The historical population is given in the following chart:

==Politics==
In the 2007 federal election the most popular party was the SVP which received 34.62% of the vote. The next three most popular parties were the CVP (21.16%), the FDP (18.91%) and the SP (17.32%). In the federal election, a total of 1,548 votes were cast, and the voter turnout was 52.1%.

==Economy==
As of In 2010 2010, Hägendorf had an unemployment rate of 3.2%. As of 2008, there were 39 people employed in the primary economic sector and about 15 businesses involved in this sector. 752 people were employed in the secondary sector and there were 47 businesses in this sector. 1,926 people were employed in the tertiary sector, with 158 businesses in this sector. There were 2,229 residents of the municipality who were employed in some capacity, of which females made up 45.6% of the workforce.

In 2008 the total number of full-time equivalent jobs was 2,308. The number of jobs in the primary sector was 26, of which 25 were in agriculture and 1 was in forestry or lumber production. The number of jobs in the secondary sector was 725 of which 526 or (72.6%) were in manufacturing and 193 (26.6%) were in construction. The number of jobs in the tertiary sector was 1,557. In the tertiary sector; 703 or 45.2% were in wholesale or retail sales or the repair of motor vehicles, 257 or 16.5% were in the movement and storage of goods, 36 or 2.3% were in a hotel or restaurant, 46 or 3.0% were in the information industry, 16 or 1.0% were the insurance or financial industry, 71 or 4.6% were technical professionals or scientists, 52 or 3.3% were in education and 308 or 19.8% were in health care.

In 2000, there were 1,593 workers who commuted into the municipality and 1,553 workers who commuted away. The municipality is a net importer of workers, with about 1.0 workers entering the municipality for every one leaving. Of the working population, 14.4% used public transportation to get to work, and 62.5% used a private car.

==Religion==
From the 2000 census, 2,194 or 52.5% were Roman Catholic, while 1,122 or 26.9% belonged to the Swiss Reformed Church. Of the rest of the population, there were 49 members of an Orthodox church (or about 1.17% of the population), there were 47 individuals (or about 1.12% of the population) who belonged to the Christian Catholic Church, and there were 49 individuals (or about 1.17% of the population) who belonged to another Christian church. There were 180 (or about 4.31% of the population) who were Islamic. There were 12 individuals who were Buddhist, 9 individuals who were Hindu and 2 individuals who belonged to another church. 388 (or about 9.29% of the population) belonged to no church, are agnostic or atheist, and 126 individuals (or about 3.02% of the population) did not answer the question.

==Education==
In Hägendorf about 1,741 or (41.7%) of the population have completed non-mandatory upper secondary education, and 475 or (11.4%) have completed additional higher education (either university or a Fachhochschule). Of the 475 who completed tertiary schooling, 76.0% were Swiss men, 16.6% were Swiss women, 4.2% were non-Swiss men and 3.2% were non-Swiss women.
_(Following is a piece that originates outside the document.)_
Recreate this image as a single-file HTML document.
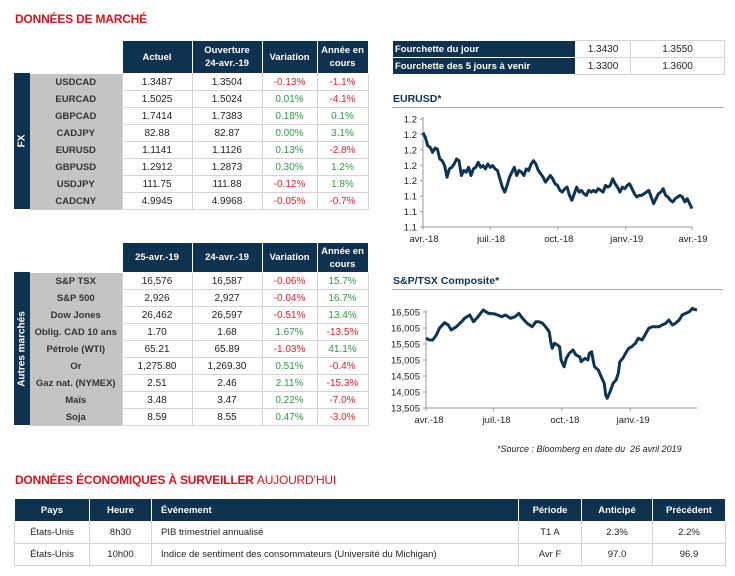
<!DOCTYPE html>
<html><head><meta charset="utf-8">
<style>
body{margin:0;width:735px;height:576px;background:#fff;position:relative;overflow:hidden;font-family:"Liberation Sans",sans-serif;color:#222}
.abs{position:absolute}
.title{color:#d7141d;font-weight:bold;font-size:12px;letter-spacing:-0.2px}
table{border-collapse:collapse;position:absolute;table-layout:fixed;font-size:10px}
td,th{padding:0;text-align:center;white-space:nowrap;overflow:hidden}
th{background:#0e3250;color:#fff;font-weight:bold;border:1px solid #fff;line-height:13px;font-size:9.5px}
td{border:1px solid #d4d4d4}
td.lbl{background:#c4c4c6;border:none;font-weight:bold;color:#333;font-size:9.5px}
.r{color:#e8202a}.g{color:#2e9a48}
.band{background:#0e3250;color:#fff;font-weight:bold;font-size:10px}
.chart-title{color:#0e3250;font-weight:bold;font-size:10.5px}
</style></head><body>
<div class="abs title" style="left:15px;top:12px">DONNÉES DE MARCHÉ</div>

<div class="abs band" style="left:14px;top:73px;width:16px;height:136px"><div style="position:absolute;left:50%;top:50%;transform:translate(-50%,-50%) rotate(-90deg)">FX</div></div>
<table style="left:30px;top:40px;width:338px">
<colgroup><col style="width:92px"><col style="width:70px"><col style="width:70px"><col style="width:55px"><col style="width:51px"></colgroup>
<tr style="height:33px"><td style="border:none"></td><th>Actuel</th><th>Ouverture<br>24-avr.-19</th><th>Variation</th><th>Année en<br>cours</th></tr>
<tr style="height:17px"><td class="lbl">USDCAD</td><td>1.3487</td><td>1.3504</td><td class="r">-0.13%</td><td class="r">-1.1%</td></tr>
<tr style="height:17px"><td class="lbl">EURCAD</td><td>1.5025</td><td>1.5024</td><td class="g">0.01%</td><td class="r">-4.1%</td></tr>
<tr style="height:17px"><td class="lbl">GBPCAD</td><td>1.7414</td><td>1.7383</td><td class="g">0.18%</td><td class="g">0.1%</td></tr>
<tr style="height:17px"><td class="lbl">CADJPY</td><td>82.88</td><td>82.87</td><td class="g">0.00%</td><td class="g">3.1%</td></tr>
<tr style="height:17px"><td class="lbl">EURUSD</td><td>1.1141</td><td>1.1126</td><td class="g">0.13%</td><td class="r">-2.8%</td></tr>
<tr style="height:17px"><td class="lbl">GBPUSD</td><td>1.2912</td><td>1.2873</td><td class="g">0.30%</td><td class="g">1.2%</td></tr>
<tr style="height:17px"><td class="lbl">USDJPY</td><td>111.75</td><td>111.88</td><td class="r">-0.12%</td><td class="g">1.8%</td></tr>
<tr style="height:17px"><td class="lbl">CADCNY</td><td>4.9945</td><td>4.9968</td><td class="r">-0.05%</td><td class="r">-0.7%</td></tr>
</table>

<div class="abs band" style="left:14px;top:272px;width:16px;height:153px"><div style="position:absolute;left:50%;top:50%;transform:translate(-50%,-50%) rotate(-90deg);white-space:nowrap">Autres marchés</div></div>
<table style="left:30px;top:242px;width:338px">
<colgroup><col style="width:92px"><col style="width:70px"><col style="width:70px"><col style="width:55px"><col style="width:51px"></colgroup>
<tr style="height:30px"><td style="border:none"></td><th>25-avr.-19</th><th>24-avr.-19</th><th>Variation</th><th>Année en<br>cours</th></tr>
<tr style="height:17px"><td class="lbl">S&amp;P TSX</td><td>16,576</td><td>16,587</td><td class="r">-0.06%</td><td class="g">15.7%</td></tr>
<tr style="height:17px"><td class="lbl">S&amp;P 500</td><td>2,926</td><td>2,927</td><td class="r">-0.04%</td><td class="g">16.7%</td></tr>
<tr style="height:17px"><td class="lbl">Dow Jones</td><td>26,462</td><td>26,597</td><td class="r">-0.51%</td><td class="g">13.4%</td></tr>
<tr style="height:17px"><td class="lbl">Oblig. CAD 10 ans</td><td>1.70</td><td>1.68</td><td class="g">1.67%</td><td class="r">-13.5%</td></tr>
<tr style="height:17px"><td class="lbl">Pétrole (WTI)</td><td>65.21</td><td>65.89</td><td class="r">-1.03%</td><td class="g">41.1%</td></tr>
<tr style="height:17px"><td class="lbl">Or</td><td>1,275.80</td><td>1,269.30</td><td class="g">0.51%</td><td class="r">-0.4%</td></tr>
<tr style="height:17px"><td class="lbl">Gaz nat. (NYMEX)</td><td>2.51</td><td>2.46</td><td class="g">2.11%</td><td class="r">-15.3%</td></tr>
<tr style="height:17px"><td class="lbl">Maïs</td><td>3.48</td><td>3.47</td><td class="g">0.22%</td><td class="r">-7.0%</td></tr>
<tr style="height:17px"><td class="lbl">Soja</td><td>8.59</td><td>8.55</td><td class="g">0.47%</td><td class="r">-3.0%</td></tr>
</table>

<table style="left:392px;top:40px;width:332px">
<colgroup><col style="width:183px"><col style="width:55px"><col style="width:94px"></colgroup>
<tr style="height:17px"><th style="text-align:left;padding-left:2px">Fourchette du jour</th><td>1.3430</td><td>1.3550</td></tr>
<tr style="height:17px"><th style="text-align:left;padding-left:2px">Fourchette des 5 jours à venir</th><td>1.3300</td><td>1.3600</td></tr>
</table>

<div class="abs chart-title" style="left:393px;top:93px">EURUSD*</div>
<div class="abs" style="left:392px;top:107px;width:331px;height:1px;background:#aaa"></div>
<div class="abs chart-title" style="left:393px;top:275px">S&amp;P/TSX Composite*</div>
<div class="abs" style="left:392px;top:289px;width:331px;height:1px;background:#aaa"></div>
<div class="abs" style="left:497px;top:444px;font-size:9px;font-style:italic">*Source : Bloomberg en date du &nbsp;26 avril 2019</div>

<svg class="abs" style="left:0;top:0" width="735" height="576" id="charts"></svg>

<div class="abs title" style="left:15px;top:473px">DONNÉES ÉCONOMIQUES À SURVEILLER <span style="font-weight:normal">AUJOURD’HUI</span></div>
<table style="left:14px;top:498px;width:711px;font-size:9.5px">
<colgroup><col style="width:75px"><col style="width:62px"><col style="width:367px"><col style="width:63px"><col style="width:71px"><col style="width:73px"></colgroup>
<tr style="height:23px"><th>Pays</th><th>Heure</th><th style="text-align:left;padding-left:9px">Événement</th><th>Période</th><th>Anticipé</th><th>Précédent</th></tr>
<tr style="height:22px"><td>États-Unis</td><td>8h30</td><td style="text-align:left;padding-left:9px">PIB trimestriel annualisé</td><td>T1 A</td><td>2.3%</td><td>2.2%</td></tr>
<tr style="height:22px"><td>États-Unis</td><td>10h00</td><td style="text-align:left;padding-left:9px">Indice de sentiment des consommateurs (Université du Michigan)</td><td>Avr F</td><td>97.0</td><td>96.9</td></tr>
</table>

<script>
const eurTicks=[1.10,1.12,1.14,1.16,1.18,1.20,1.22,1.24];
const eurTickLabels=["1.1","1.1","1.1","1.2","1.2","1.2","1.2","1.2"];
const eurMonths=["avr.-18","juil.-18","oct.-18","janv.-19","avr.-19"];
const eurMonthDays=[0,91,183,275,365];
const eurValues=[1.2224,1.2160,1.2053,1.2032,1.1967,1.2023,1.2010,1.1881,1.1860,1.1796,1.1646,1.1753,1.1774,1.1817,1.1881,1.1860,1.1667,1.1732,1.1710,1.1774,1.1667,1.1753,1.1774,1.1839,1.1774,1.1796,1.1753,1.1817,1.1774,1.1796,1.1753,1.1732,1.1625,1.1517,1.1453,1.1539,1.1646,1.1710,1.1774,1.1667,1.1732,1.1710,1.1667,1.1753,1.1732,1.1817,1.1860,1.1817,1.1732,1.1689,1.1646,1.1582,1.1625,1.1667,1.1625,1.1560,1.1539,1.1475,1.1453,1.1496,1.1517,1.1410,1.1346,1.1432,1.1517,1.1453,1.1475,1.1432,1.1410,1.1475,1.1453,1.1475,1.1453,1.1496,1.1475,1.1453,1.1539,1.1517,1.1539,1.1625,1.1560,1.1517,1.1453,1.1517,1.1496,1.1539,1.1560,1.1496,1.1432,1.1389,1.1410,1.1410,1.1432,1.1453,1.1475,1.1389,1.1303,1.1367,1.1432,1.1453,1.1496,1.1410,1.1389,1.1346,1.1325,1.1367,1.1389,1.1410,1.1389,1.1325,1.1367,1.1303,1.1239];

const tsxTicks=[13505,14005,14505,15005,15505,16005,16505];
const tsxTickLabels=["13,505","14,005","14,505","15,005","15,505","16,005","16,505"];
const tsxMonths=["avr.-18","juil.-18","oct.-18","janv.-19"];
const tsxMonthDays=[0,91,183,275];
const tsxDays=[0,5,9,14,18,25,30,34,41,48,52,59,64,70,77,84,93,102,107,114,120,125,130,136,143,148,152,157,161,166,168,170,173,177,180,182,186,189,193,198,202,207,209,214,218,220,223,225,227,232,236,240,242,244,248,252,256,259,261,265,270,273,277,282,286,291,295,300,305,309,314,318,323,327,332,336,341,345,350,355,359,361,365];
const tsxValues=[15682,15630,15630,15786,15995,16172,16099,15942,16047,16203,16307,16411,16203,16359,16568,16463,16442,16359,16411,16307,16359,16463,16307,16151,16047,16203,16203,16151,16047,15890,15578,15370,15526,15474,15422,15005,14797,15057,15213,15317,15161,15109,14953,15057,15005,15213,15265,15005,14797,14692,14484,14276,13911,13807,14015,14276,14380,14588,14953,15057,15265,15370,15422,15526,15682,15630,15786,15995,16047,16047,16047,16099,16151,16255,16099,16151,16255,16411,16463,16516,16620,16588,16568];

const NS="http://www.w3.org/2000/svg";
const svg=document.getElementById('charts');
function mk(tag,attrs,parent){const e=document.createElementNS(NS,tag);for(const k in attrs)e.setAttribute(k,attrs[k]);(parent||svg).appendChild(e);return e;}

function drawChart(o){
  const g=mk('g',{});
  
  
  const y=v=>o.y1-(v-o.vmin)/(o.vmax-o.vmin)*(o.y1-o.y0);
  const x=d=>o.x0+d/365*(o.x1-o.x0);
  mk('line',{x1:o.x0,y1:o.y0-2,x2:o.x0,y2:o.y1,stroke:'#999','stroke-width':1},g);
  mk('line',{x1:o.x0,y1:o.y1,x2:o.x1,y2:o.y1,stroke:'#999','stroke-width':1},g);
  o.ticks.forEach((t,i)=>{
    mk('line',{x1:o.x0-3,y1:y(t),x2:o.x0,y2:y(t),stroke:'#999'},g);
    const tx=mk('text',{x:o.x0-6,y:y(t)+3.5,'text-anchor':'end','font-size':'9.5','font-family':'Liberation Sans, sans-serif',fill:'#222'},g);
    tx.textContent=o.tickLabels[i];
    
    
  });
  o.months.forEach((m,i)=>{
    const xx=x(o.monthDays[i]);
    mk('line',{x1:xx,y1:o.y1,x2:xx,y2:o.y1+3,stroke:'#999'},g);
    const tx=mk('text',{x:xx+o.labelShift,y:o.y1+15,'text-anchor':'middle','font-size':'9.5','font-family':'Liberation Sans, sans-serif',fill:'#222'},g);
    tx.textContent=m;
    
    
  });
  const pts=o.values.map((v,i)=>x(o.days?o.days[i]:i*365/(o.values.length-1)).toFixed(1)+','+y(v).toFixed(1)).join(' ');
  const pl=mk('polyline',{points:pts,fill:'none',stroke:'#0d3553','stroke-width':3,'stroke-linejoin':'round'},g);
  
  
}
drawChart({name:'eurusd-chart',x0:423,x1:692,y0:119,y1:227,vmin:1.10,vmax:1.24,ticks:eurTicks,tickLabels:eurTickLabels,months:eurMonths,monthDays:eurMonthDays,values:eurValues,labelShift:1});
drawChart({name:'tsx-chart',x0:426,x1:697,y0:312,y1:408,vmin:13505,vmax:16505,ticks:tsxTicks,tickLabels:tsxTickLabels,months:tsxMonths,monthDays:tsxMonthDays,values:tsxValues,days:tsxDays,labelShift:3});
</script>
</body></html>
During the 2010–2011 school year there were a total of 397 students in the Hägendorf school system. The education system in the Canton of Solothurn allows young children to attend two years of non-obligatory Kindergarten. During that school year, there were 95 children in kindergarten. The canton's school system requires students to attend six years of primary school, with some of the children attending smaller, specialized classes. In the municipality there were 280 students in primary school and 22 students in the special, smaller classes. The secondary school program consists of three lower, obligatory years of schooling, followed by three to five years of optional, advanced schools. All the lower secondary students from Hägendorf attend their school in a neighboring municipality.

As of 2000, there were 116 students in Hägendorf who came from another municipality, while 130 residents attended schools outside the municipality.

Hägendorf is home to the Gemeindebibliothek Hägendorf (municipal library of Hägendorf). The library has (As of 2008) 4,628 books or other media, and loaned out 4,229 items in the same year. It was open a total of 126 days with average of 6 hours per week during that year.